Could the lines from the start of the data through the line with "import seaborn as sns" be set down exactly, with no pictures among them?

### PROVIDED DATA

*-*-*

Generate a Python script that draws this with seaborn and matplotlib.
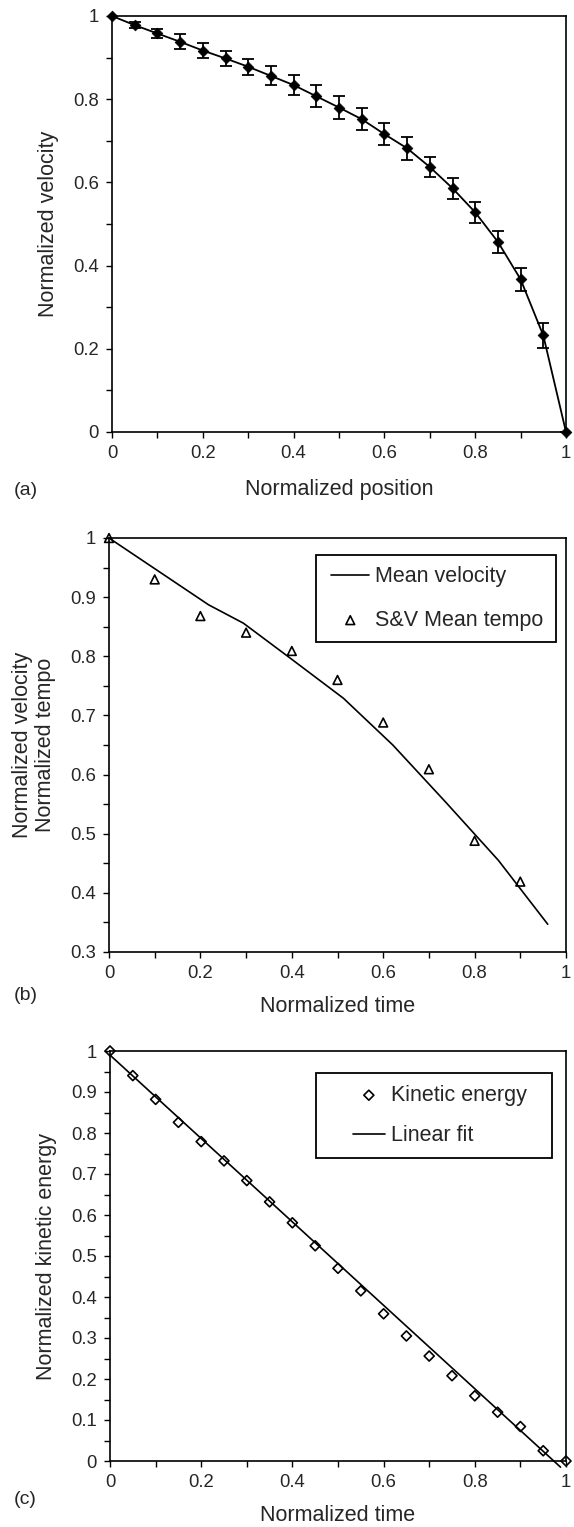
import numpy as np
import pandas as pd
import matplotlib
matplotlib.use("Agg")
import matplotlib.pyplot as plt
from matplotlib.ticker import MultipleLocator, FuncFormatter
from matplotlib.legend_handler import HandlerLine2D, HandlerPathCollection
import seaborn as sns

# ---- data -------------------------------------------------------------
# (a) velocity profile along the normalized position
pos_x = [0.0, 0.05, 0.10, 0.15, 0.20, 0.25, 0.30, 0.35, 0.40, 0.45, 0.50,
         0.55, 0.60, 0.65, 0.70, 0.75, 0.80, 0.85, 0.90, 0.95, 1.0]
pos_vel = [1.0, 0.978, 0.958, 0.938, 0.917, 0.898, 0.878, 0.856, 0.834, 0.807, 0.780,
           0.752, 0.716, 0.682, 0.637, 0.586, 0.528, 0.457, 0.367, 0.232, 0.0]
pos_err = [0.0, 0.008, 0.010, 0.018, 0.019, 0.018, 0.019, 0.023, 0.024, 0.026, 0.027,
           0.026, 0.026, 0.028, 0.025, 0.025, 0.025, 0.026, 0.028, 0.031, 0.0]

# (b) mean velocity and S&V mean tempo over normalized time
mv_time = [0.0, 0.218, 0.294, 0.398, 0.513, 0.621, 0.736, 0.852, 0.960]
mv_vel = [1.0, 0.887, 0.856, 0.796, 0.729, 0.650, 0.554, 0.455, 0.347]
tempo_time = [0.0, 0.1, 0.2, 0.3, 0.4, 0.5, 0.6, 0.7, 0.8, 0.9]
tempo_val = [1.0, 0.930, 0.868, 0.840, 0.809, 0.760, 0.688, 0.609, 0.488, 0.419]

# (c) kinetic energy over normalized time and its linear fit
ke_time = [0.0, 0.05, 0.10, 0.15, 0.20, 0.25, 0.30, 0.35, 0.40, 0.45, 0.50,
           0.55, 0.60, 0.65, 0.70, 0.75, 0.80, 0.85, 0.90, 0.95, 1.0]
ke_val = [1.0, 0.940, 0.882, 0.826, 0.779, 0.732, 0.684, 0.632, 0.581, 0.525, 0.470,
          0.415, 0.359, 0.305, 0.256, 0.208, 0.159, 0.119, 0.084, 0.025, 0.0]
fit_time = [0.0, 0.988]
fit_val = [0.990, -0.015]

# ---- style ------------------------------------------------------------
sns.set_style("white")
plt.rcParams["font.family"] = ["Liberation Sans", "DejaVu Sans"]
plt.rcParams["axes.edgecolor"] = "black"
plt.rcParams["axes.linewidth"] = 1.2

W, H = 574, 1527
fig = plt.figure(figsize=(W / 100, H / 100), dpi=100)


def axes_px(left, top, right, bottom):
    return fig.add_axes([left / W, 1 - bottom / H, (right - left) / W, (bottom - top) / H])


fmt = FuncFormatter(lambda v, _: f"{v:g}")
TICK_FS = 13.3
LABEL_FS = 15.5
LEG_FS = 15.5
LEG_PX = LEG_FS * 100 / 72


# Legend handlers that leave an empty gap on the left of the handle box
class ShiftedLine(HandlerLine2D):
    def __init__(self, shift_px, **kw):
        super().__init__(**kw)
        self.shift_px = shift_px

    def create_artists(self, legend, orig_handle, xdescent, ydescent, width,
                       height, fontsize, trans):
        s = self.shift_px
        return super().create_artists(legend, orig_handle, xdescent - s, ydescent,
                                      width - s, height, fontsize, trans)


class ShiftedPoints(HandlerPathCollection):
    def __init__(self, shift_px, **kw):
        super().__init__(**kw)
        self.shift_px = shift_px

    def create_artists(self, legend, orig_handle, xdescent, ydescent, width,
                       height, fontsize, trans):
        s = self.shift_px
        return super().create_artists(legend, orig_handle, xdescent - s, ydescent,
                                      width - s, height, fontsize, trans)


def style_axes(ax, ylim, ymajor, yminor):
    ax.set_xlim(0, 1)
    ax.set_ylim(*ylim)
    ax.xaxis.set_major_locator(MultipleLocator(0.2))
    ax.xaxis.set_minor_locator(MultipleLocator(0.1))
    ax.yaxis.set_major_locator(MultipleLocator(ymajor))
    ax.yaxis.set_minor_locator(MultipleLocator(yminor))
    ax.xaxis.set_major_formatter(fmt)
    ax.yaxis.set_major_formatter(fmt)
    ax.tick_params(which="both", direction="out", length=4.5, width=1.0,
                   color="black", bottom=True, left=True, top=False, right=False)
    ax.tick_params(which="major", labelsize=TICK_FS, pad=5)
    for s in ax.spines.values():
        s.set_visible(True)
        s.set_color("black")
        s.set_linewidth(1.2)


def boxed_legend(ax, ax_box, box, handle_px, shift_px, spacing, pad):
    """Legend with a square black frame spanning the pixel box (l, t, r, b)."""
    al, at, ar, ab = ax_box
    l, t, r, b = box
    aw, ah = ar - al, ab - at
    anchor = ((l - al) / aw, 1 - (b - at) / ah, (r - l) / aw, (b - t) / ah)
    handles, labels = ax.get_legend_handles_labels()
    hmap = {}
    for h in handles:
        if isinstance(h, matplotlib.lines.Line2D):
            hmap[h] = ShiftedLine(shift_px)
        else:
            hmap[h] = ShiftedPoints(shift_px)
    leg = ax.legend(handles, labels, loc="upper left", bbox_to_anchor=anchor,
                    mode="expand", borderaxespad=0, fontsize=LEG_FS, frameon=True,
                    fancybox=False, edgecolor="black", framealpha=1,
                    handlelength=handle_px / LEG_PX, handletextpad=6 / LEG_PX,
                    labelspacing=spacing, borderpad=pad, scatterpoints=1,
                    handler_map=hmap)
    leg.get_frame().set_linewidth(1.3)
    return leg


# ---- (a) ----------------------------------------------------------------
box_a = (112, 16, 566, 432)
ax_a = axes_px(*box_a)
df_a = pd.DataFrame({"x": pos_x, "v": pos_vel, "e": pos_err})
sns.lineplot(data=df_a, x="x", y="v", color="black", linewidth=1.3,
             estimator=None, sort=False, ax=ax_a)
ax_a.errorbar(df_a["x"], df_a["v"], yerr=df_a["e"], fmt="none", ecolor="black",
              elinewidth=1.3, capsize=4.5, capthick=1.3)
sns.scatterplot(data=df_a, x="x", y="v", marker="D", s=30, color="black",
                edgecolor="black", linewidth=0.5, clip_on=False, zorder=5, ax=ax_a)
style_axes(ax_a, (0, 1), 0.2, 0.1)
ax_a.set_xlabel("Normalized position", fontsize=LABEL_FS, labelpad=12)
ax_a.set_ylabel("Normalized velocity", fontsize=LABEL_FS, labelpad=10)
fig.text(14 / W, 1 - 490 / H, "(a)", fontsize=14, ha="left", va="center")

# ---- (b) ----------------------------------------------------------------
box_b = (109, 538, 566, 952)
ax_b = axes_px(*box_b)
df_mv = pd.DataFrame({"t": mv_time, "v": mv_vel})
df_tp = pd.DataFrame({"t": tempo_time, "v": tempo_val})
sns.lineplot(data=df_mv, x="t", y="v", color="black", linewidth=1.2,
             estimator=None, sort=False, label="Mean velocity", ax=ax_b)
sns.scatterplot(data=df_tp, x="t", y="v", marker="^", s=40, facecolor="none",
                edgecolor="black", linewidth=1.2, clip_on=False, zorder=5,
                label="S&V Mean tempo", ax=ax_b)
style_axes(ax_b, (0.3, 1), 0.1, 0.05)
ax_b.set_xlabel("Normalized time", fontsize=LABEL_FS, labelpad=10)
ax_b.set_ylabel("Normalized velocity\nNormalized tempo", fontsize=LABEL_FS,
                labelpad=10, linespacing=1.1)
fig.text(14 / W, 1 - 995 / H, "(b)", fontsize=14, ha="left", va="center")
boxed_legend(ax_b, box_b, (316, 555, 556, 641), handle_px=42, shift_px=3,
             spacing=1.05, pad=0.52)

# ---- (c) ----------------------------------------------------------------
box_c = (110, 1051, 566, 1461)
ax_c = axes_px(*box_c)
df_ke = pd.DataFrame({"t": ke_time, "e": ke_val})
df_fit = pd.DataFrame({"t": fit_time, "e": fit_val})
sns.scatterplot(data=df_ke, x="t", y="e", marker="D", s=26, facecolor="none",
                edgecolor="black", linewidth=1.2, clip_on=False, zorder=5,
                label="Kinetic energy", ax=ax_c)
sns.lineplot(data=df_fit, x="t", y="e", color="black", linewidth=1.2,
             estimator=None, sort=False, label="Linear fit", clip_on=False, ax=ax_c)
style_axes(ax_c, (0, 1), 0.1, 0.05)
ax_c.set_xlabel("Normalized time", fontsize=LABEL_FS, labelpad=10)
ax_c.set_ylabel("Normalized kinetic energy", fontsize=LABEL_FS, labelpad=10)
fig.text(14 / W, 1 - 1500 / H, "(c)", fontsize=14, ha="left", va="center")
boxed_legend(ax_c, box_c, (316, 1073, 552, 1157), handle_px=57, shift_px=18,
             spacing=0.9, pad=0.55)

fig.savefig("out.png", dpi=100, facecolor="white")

*-*-*

### TASK OUTPUT
Generate a Python script that draws this with seaborn and matplotlib.
import numpy as np
import pandas as pd
import matplotlib
matplotlib.use("Agg")
import matplotlib.pyplot as plt
from matplotlib.ticker import MultipleLocator, FuncFormatter
from matplotlib.legend_handler import HandlerLine2D, HandlerPathCollection
import seaborn as sns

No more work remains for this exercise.